Aim of the task - In the entries below, find the lines with the word "this" and copy them.

START

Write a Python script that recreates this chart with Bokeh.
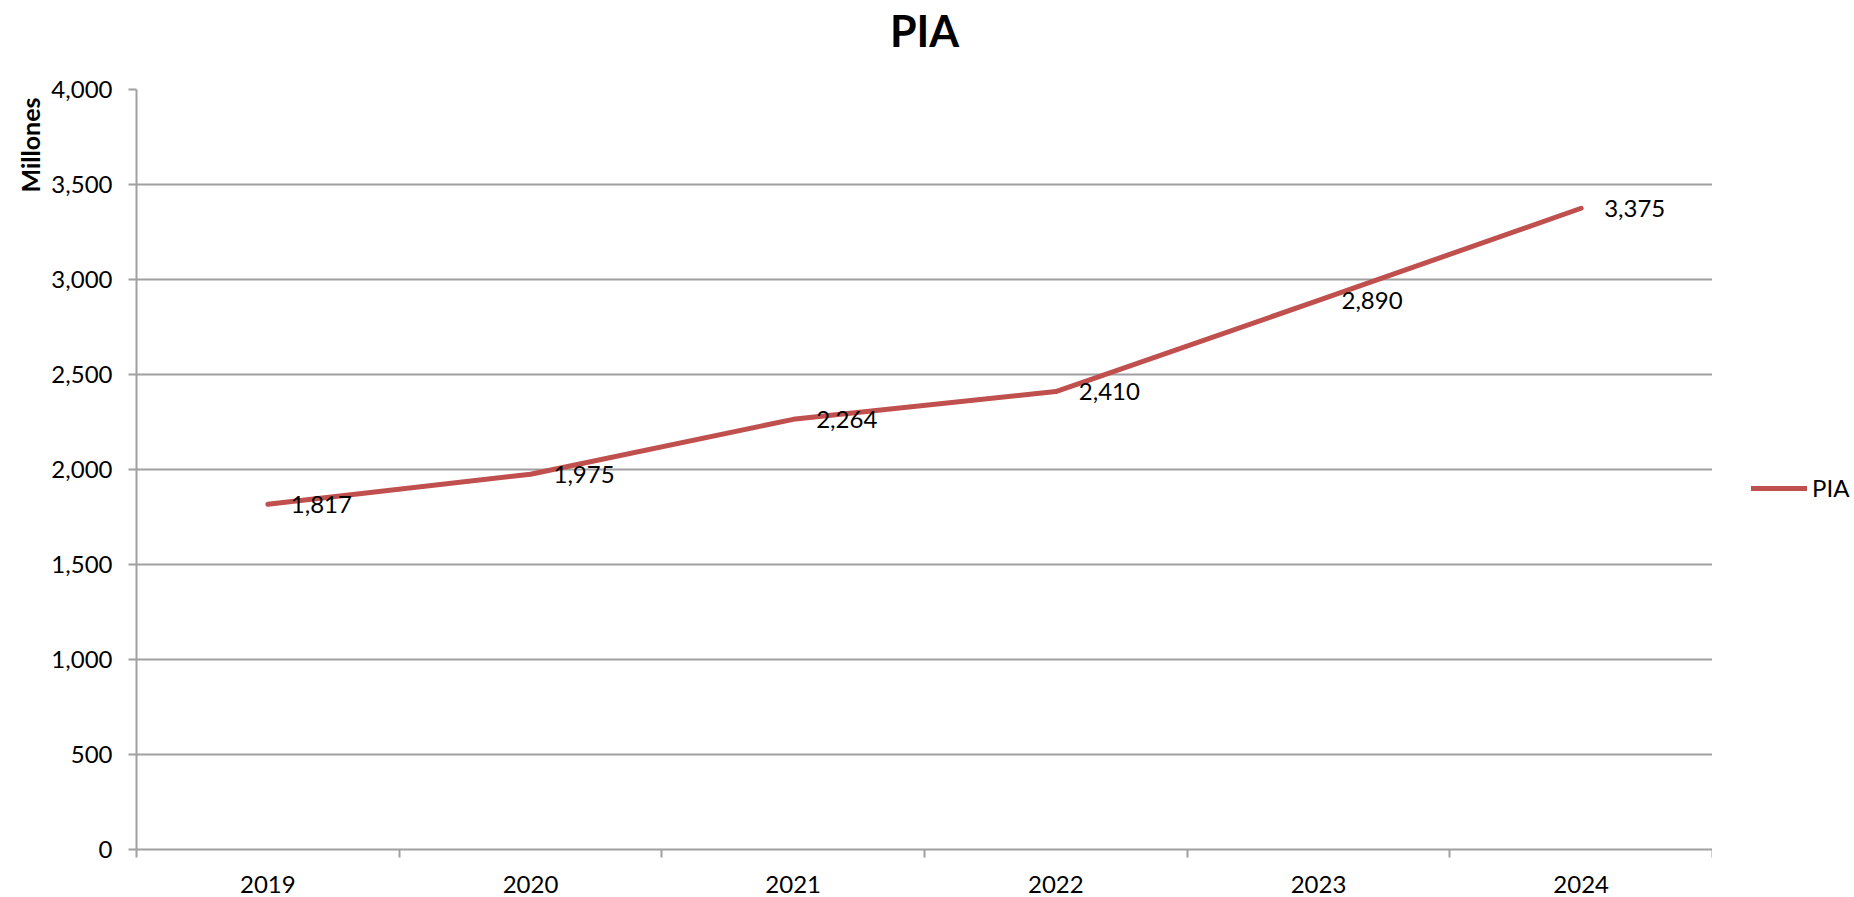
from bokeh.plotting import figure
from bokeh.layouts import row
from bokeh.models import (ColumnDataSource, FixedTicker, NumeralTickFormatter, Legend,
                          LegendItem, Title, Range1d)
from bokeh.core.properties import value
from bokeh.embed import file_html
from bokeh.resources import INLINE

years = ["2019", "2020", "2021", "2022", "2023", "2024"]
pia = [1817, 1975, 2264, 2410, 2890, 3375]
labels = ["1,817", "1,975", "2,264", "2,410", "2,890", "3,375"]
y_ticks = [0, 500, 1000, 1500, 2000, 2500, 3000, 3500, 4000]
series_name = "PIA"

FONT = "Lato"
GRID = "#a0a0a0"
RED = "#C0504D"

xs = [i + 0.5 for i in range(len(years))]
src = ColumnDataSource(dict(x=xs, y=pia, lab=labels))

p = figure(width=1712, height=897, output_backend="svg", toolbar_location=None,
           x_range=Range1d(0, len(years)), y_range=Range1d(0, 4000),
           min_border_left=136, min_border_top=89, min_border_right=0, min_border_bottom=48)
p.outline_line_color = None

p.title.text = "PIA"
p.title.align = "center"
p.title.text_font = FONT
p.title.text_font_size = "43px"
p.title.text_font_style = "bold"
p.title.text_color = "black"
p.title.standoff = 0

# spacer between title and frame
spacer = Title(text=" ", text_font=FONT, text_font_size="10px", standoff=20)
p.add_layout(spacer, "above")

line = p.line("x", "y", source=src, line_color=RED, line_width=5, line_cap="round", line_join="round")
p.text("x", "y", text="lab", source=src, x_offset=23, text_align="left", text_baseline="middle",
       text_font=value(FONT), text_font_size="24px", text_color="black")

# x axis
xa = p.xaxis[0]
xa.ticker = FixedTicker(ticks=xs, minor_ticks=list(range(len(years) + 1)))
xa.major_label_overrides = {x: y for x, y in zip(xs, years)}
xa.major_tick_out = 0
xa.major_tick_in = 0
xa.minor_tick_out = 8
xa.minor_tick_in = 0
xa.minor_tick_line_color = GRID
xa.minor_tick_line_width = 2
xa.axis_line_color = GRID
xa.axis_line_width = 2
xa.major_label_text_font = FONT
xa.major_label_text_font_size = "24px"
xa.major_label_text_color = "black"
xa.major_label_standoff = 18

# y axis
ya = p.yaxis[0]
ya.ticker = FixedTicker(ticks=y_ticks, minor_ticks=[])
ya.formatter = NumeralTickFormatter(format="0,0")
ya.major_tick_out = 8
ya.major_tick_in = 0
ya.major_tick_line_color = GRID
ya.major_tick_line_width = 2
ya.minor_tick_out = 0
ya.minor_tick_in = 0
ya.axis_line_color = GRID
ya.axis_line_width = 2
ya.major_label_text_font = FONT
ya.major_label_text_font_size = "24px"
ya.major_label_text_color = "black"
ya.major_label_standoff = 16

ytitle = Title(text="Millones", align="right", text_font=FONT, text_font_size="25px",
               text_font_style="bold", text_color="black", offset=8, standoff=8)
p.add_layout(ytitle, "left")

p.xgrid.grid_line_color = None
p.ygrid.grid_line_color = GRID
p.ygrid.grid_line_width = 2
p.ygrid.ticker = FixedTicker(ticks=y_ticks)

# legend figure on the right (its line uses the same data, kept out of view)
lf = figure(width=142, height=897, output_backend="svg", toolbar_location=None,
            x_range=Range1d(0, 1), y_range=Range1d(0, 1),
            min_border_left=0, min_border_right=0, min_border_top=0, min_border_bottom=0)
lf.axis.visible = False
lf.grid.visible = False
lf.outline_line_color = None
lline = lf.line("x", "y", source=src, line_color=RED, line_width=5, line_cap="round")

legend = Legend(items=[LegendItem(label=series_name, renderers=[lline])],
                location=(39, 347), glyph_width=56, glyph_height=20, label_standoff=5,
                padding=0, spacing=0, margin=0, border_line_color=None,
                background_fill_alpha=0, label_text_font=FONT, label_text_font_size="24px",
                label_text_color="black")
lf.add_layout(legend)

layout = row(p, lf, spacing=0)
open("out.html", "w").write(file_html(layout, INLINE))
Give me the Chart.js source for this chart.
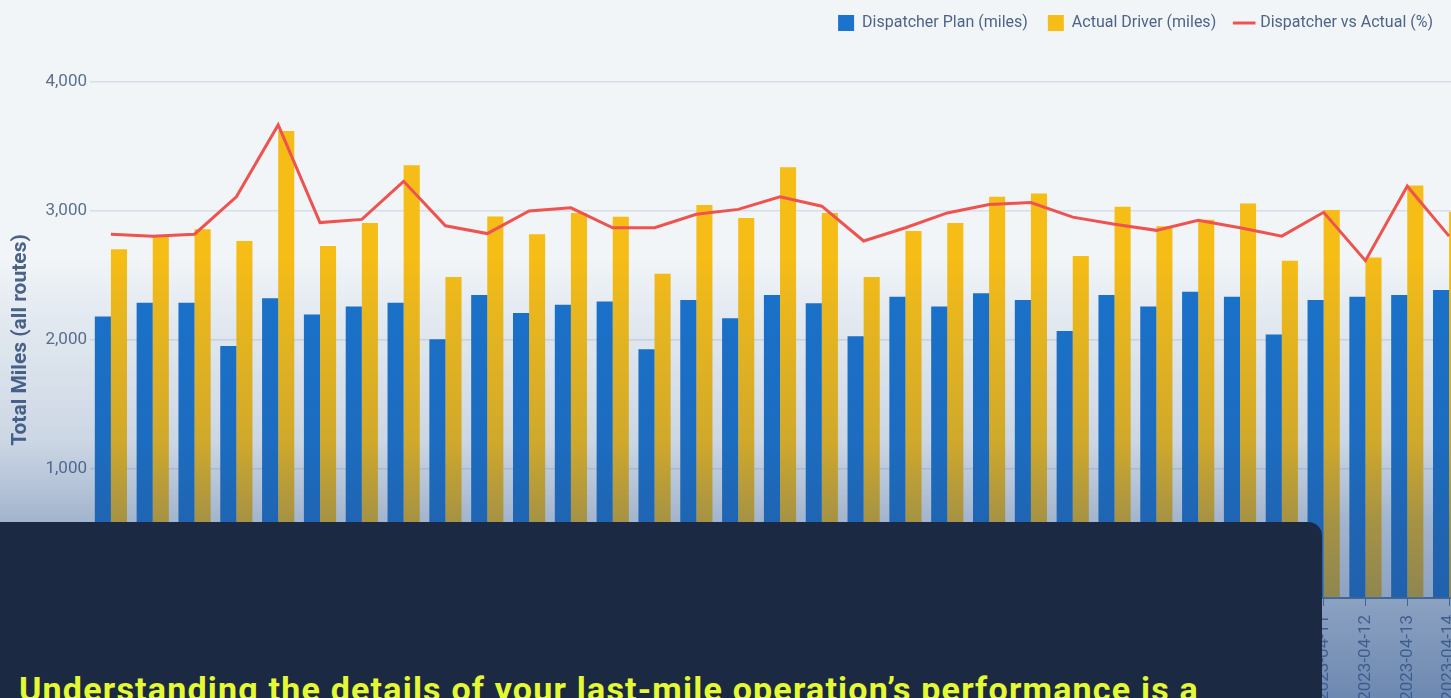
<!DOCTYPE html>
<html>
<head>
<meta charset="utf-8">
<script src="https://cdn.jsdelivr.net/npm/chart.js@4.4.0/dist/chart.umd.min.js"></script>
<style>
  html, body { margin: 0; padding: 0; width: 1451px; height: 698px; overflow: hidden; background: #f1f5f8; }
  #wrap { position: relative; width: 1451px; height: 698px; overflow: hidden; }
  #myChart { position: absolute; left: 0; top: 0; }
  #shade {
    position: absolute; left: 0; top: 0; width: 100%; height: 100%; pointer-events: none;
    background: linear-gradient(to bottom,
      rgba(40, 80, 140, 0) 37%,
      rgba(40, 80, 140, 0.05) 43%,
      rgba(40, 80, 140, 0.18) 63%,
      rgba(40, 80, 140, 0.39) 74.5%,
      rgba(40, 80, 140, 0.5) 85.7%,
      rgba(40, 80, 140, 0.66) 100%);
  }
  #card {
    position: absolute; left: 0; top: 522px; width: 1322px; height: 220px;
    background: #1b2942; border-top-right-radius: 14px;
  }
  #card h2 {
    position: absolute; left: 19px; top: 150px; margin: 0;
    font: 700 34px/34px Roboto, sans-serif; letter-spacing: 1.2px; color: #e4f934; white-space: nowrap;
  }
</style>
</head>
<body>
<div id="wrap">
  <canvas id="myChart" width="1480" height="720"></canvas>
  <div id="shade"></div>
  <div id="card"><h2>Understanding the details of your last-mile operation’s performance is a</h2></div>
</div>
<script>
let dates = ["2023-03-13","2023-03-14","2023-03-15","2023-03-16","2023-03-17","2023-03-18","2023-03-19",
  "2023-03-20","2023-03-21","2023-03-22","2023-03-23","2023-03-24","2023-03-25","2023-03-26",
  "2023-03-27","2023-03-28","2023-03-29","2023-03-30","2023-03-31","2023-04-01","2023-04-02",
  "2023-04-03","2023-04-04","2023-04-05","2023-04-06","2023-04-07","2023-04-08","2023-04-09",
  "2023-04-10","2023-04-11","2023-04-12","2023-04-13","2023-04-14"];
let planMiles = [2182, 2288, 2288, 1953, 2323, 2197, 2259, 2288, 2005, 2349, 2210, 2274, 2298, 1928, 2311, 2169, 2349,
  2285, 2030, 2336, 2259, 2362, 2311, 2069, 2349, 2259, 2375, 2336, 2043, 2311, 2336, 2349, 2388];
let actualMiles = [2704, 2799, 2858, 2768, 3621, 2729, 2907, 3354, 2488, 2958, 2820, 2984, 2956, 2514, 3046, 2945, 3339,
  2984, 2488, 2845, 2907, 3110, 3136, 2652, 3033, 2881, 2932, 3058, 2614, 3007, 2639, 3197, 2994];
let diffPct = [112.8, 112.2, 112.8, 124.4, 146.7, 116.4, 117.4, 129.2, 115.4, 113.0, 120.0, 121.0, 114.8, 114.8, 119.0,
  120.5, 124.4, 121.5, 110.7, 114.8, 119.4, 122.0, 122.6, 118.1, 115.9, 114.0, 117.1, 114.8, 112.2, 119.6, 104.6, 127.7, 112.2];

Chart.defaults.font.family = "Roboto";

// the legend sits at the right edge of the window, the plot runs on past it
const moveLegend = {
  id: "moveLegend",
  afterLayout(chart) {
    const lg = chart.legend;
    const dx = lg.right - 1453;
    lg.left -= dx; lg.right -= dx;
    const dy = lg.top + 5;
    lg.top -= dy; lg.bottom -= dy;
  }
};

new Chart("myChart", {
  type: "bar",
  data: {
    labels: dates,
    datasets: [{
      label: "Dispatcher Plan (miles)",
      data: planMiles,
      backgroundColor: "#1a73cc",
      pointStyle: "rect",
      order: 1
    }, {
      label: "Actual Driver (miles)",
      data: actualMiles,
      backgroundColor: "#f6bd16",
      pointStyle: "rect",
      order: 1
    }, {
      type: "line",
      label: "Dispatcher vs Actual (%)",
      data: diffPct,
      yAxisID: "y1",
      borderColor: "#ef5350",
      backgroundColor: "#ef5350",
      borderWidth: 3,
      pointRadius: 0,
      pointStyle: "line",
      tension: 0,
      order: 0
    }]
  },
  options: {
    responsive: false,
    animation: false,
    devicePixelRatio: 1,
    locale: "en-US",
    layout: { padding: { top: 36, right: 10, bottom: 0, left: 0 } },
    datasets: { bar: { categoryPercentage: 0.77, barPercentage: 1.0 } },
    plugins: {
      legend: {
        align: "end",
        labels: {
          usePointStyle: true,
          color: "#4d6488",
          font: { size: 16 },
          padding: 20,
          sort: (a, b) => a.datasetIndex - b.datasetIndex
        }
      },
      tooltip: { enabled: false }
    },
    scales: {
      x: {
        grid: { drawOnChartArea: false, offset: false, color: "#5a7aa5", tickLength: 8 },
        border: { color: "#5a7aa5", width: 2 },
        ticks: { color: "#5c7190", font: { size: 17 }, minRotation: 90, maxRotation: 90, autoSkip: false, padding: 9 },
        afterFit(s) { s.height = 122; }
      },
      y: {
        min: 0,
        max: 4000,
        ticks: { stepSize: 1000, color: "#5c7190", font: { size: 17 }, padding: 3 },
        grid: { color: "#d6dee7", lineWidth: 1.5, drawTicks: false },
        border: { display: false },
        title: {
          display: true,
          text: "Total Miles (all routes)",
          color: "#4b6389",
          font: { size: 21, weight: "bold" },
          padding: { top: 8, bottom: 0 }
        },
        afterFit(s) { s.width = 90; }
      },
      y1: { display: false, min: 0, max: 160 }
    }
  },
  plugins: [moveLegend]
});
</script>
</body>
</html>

END

Full response -
Write a Python script that recreates this chart with Bokeh.
Give me the Chart.js source for this chart.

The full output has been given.